Spring: To Seed or Not To Seed- "The Lawn Care Nut"
April 20, 2017
Now that most of the country’s lawns have woken up from winter slumber, undoubtedly you are noticing areas of the lawn that are lagging or struggling. Perhaps you are even seeing damage caused by freeze/thaw, heavy winter foot traffic (building that snowman out front has consequences!) or even rodent damage.
And for many homeowners, the first thought at the sight of these or other problems is “I’ll just seed my way right through this and be fine!”
However, I caution against this.
In general, I’m not a fan of the spring seeding. Reason being is growing new turf in the lawn basically shuts down your ability to prevent and tackle bigger problems that could cause larger bare spots down the road, in spite of your successful seeding efforts. I’m primarily talking about problem grasses like crabgrass, and broadleaf weeds.
In typical home lawn situations, it’s advisable to apply a pre-emergent herbicide to the lawn early in the growing season (timing varies by region). These herbicides target very young plants below the soil line and disrupt them before they can grow, thus preventing the problem. The challenge here, however, is those same herbicides will also prevent your new grass seed from growing.
So you have a decision to make then: Do I want to speed up the repair of these bare areas by seeding and potentially battle more crabgrass and weeds down the road?... Or do I want to take another route?
I always tell folks to look back at past “lawn data” as an indicator of future lawn results and use those to determine what course of action is best. You see, lawns almost always look bad after winter, no matter how healthy and vigorous they were the previous growing season. But you know what? They always wake up at some point and start to grow again. Even grass growing along the interstate is green in spring, and no one gives it any love.
So the first question to ask is: “What did my lawn look like last year in the fall?”
If it was pretty green, sufficiently thick, and there were no major issues, then you can rest assured it will probably recover just the same way this season. Sometimes we are just a little too impatient and want it to wake up faster than nature intends it to. If you have lingering brown areas, get out the rake and do some light pulls through those spots - idea there is to create some additional air flow and hopefully jumpstart growth.
Secondly, take note of the troubled thin areas. Are the damaged areas bigger than the size of a basketball? If not, then Spring rains coupled with a good dose of Milorganite and consistent regular mowing will help them close back in rather quickly, most oftentimes in just a few weeks.
Lastly, let’s strengthen what we have, rather than spend money on adding something new. That’s where our pal “Milo” comes in. I like to get an early start on dominating my neighborhood with that rich blue-green color I get from Milorganite, but there is more to it than just that. I like laying down a full strength dose of Milorganite right alongside my early season pre-emergent application.
(I recommend pre-emergent applications that are NOT mixed with fertilizers)

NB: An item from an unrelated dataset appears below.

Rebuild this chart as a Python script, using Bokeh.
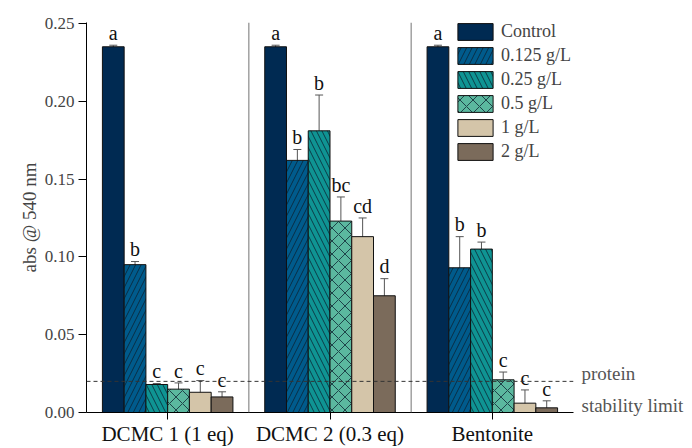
from bokeh.plotting import figure
from bokeh.models import (ColumnDataSource, FactorRange, Range1d, Span, Legend, LinearAxis,
                          LegendItem, Whisker, TeeHead, SingleIntervalTicker, FixedTicker,
                          NumeralTickFormatter)
from bokeh.transform import dodge
from bokeh.core.properties import value
from bokeh.embed import file_html
from bokeh.resources import INLINE

# ---- data ----
groups = ["DCMC 1 (1 eq)", "DCMC 2 (0.3 eq)", "Bentonite"]
series = ["Control", "0.125 g/L", "0.25 g/L", "0.5 g/L", "1 g/L", "2 g/L"]

control = [0.235, 0.235, 0.235]
conc_0125 = [0.095, 0.162, 0.093]
conc_025 = [0.018, 0.181, 0.105]
conc_05 = [0.015, 0.123, 0.021]
conc_1 = [0.013, 0.113, 0.006]
conc_2 = [0.010, 0.075, 0.003]

err_control = [0.001, 0.001, 0.001]
err_0125 = [0.002, 0.007, 0.020]
err_025 = [0.0006, 0.023, 0.0045]
err_05 = [0.004, 0.0155, 0.005]
err_1 = [0.0075, 0.012, 0.0085]
err_2 = [0.0033, 0.011, 0.0045]

let_control = ["a", "a", "a"]
let_0125 = ["b", "b", "b"]
let_025 = ["c", "b", "b"]
let_05 = ["c", "bc", "c"]
let_1 = ["c", "cd", "c"]
let_2 = ["c", "d", "c"]

stability_limit = 0.02
limit_text = ["protein", "stability limit"]

values_all = [control, conc_0125, conc_025, conc_05, conc_1, conc_2]
errors_all = [err_control, err_0125, err_025, err_05, err_1, err_2]
letters_all = [let_control, let_0125, let_025, let_05, let_1, let_2]

# ---- style ----
colors = ["#002a52", "#005b8c", "#0f9493", "#5bb89f", "#d4c5a9", "#7b6b5b"]
hatches = [None, "/", "\\", "x", None, None]
hatch_scales = [12, 11, 11, 13, 4, 4]
FONT = "Liberation Serif"
bar_w = 0.134

p = figure(x_range=FactorRange(*groups), y_range=Range1d(0, 0.2506),
           width=692, height=448, output_backend="svg", toolbar_location=None,
           min_border_left=86, min_border_right=119, min_border_top=22, min_border_bottom=35)
p.outline_line_color = None
p.xgrid.visible = False
p.ygrid.visible = False
p.background_fill_color = "white"

items = []
for i, name in enumerate(series):
    off = (i - 2.5) * bar_w
    vals = values_all[i]
    errs = errors_all[i]
    src = ColumnDataSource(dict(
        group=groups, top=vals,
        upper=[v + e for v, e in zip(vals, errs)],
        lower=[v - e for v, e in zip(vals, errs)],
        ly=[v + e + 0.0008 for v, e in zip(vals, errs)],
        letter=letters_all[i],
    ))
    kw = {}
    if hatches[i]:
        kw = dict(hatch_pattern=hatches[i], hatch_color="#0b1e2e", hatch_alpha=0.85,
                  hatch_scale=hatch_scales[i], hatch_weight=0.9)
    r = p.vbar(x=dodge("group", off, range=p.x_range), top="top", width=bar_w, bottom=0,
               source=src, fill_color=colors[i], line_color="#111111", line_width=1, **kw)
    items.append(LegendItem(label=name, renderers=[r]))
    w = Whisker(source=src, base=dodge("group", off, range=p.x_range), upper="upper", lower="lower",
                line_color="#555555", line_width=1,
                upper_head=TeeHead(size=8, line_color="#555555", line_width=1),
                lower_head=TeeHead(size=8, line_color="#555555", line_width=1))
    p.add_layout(w)
    p.text(x=dodge("group", off, range=p.x_range), y="ly", text="letter", source=src,
           text_align="center", text_baseline="bottom", text_font=value(FONT),
           text_font_size="20px", text_color="#111111")

# separators
for loc in [1, 2]:
    p.add_layout(Span(location=loc, dimension="height", line_color="#8a8a8a", line_width=1.2))

# stability limit line
p.add_layout(Span(location=stability_limit, dimension="width", line_color="#333333",
                  line_dash="4 3", line_width=1))

# text for the limit, as labels of an axis on the right side (outside the frame)
t_protein = stability_limit + 0.005
t_stab = 0.0045
raxis = LinearAxis(ticker=FixedTicker(ticks=[t_protein, t_stab]),
                   major_label_overrides={t_protein: limit_text[0], t_stab: limit_text[1]},
                   axis_line_color=None, major_tick_line_color=None, minor_tick_line_color=None,
                   major_tick_out=0, major_tick_in=0, minor_tick_out=0, minor_tick_in=0,
                   major_label_standoff=8, major_label_text_font=FONT,
                   major_label_text_font_size="19px", major_label_text_color="#555555")
p.add_layout(raxis, "right")

legend = Legend(items=items, location=(367, 250), glyph_width=44, glyph_height=21,
                spacing=3, padding=0, margin=0, label_standoff=4,
                border_line_color=None, background_fill_alpha=0,
                label_text_font=FONT, label_text_font_size="18px", label_height=21)
p.add_layout(legend)

# axes
p.yaxis[0].ticker = SingleIntervalTicker(interval=0.05, num_minor_ticks=0)
p.yaxis[0].formatter = NumeralTickFormatter(format="0.00")
p.yaxis[0].axis_label = "abs @ 540 nm"
p.yaxis[0].axis_label_text_font = FONT
p.yaxis[0].axis_label_text_font_size = "19px"
p.yaxis[0].axis_label_text_font_style = "normal"
p.yaxis[0].axis_label_standoff = 2
p.yaxis[0].major_label_text_font = FONT
p.yaxis[0].major_label_text_font_size = "17px"
p.yaxis[0].major_tick_out = 8
p.yaxis[0].major_tick_in = 0
p.yaxis[0].minor_tick_out = 0
p.yaxis[0].major_label_standoff = 4
p.yaxis[0].axis_line_color = "black"

p.xaxis.major_label_text_font = FONT
p.xaxis.major_label_text_font_size = "21px"
p.xaxis.major_label_text_color = "#111111"
p.xaxis.major_tick_out = 7
p.xaxis.major_tick_in = 0
p.xaxis.major_label_standoff = 2
p.xaxis.axis_line_color = "black"

open("out.html", "w").write(file_html(p, INLINE))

This way, while I’m preventing crabgrass, I’m giving my soil and in turn turf roots, organic matter and nutrients to help stimulate early spring growth and vigor, and of course, neighborhood domination. Getting an early start also allows me to take full advantage of Spring rains that in-and-of-themselves bring natural nitrogen from the air that plants just love. Additionally, there is no irrigation system or impact sprinkler that can do a better job of wetting your lawn than a good rain can.
Getting started a little earlier with your Milorganite treatments is, in my opinion, a better option than slogging grass seed all over the place and hoping the birds don’t eat it while the crabgrass takes over.
Above all: have faith in your lawn. Barring major issues with insects, disease of mechanical damage (thanks snow plow guy!) turf is very resilient and just needs a little help from its friends Milo and Mother Nature to really fill in thick in spring and look beautiful all season.
Author’s Note: Yes, of course, there are pre-emergents that are safe for seeding, but that’s more “deep-end-of-the-pool” stuff and not applicable to the masses - who this article is written for :) When it comes to the average home lawn, it’s always best to keep it simple.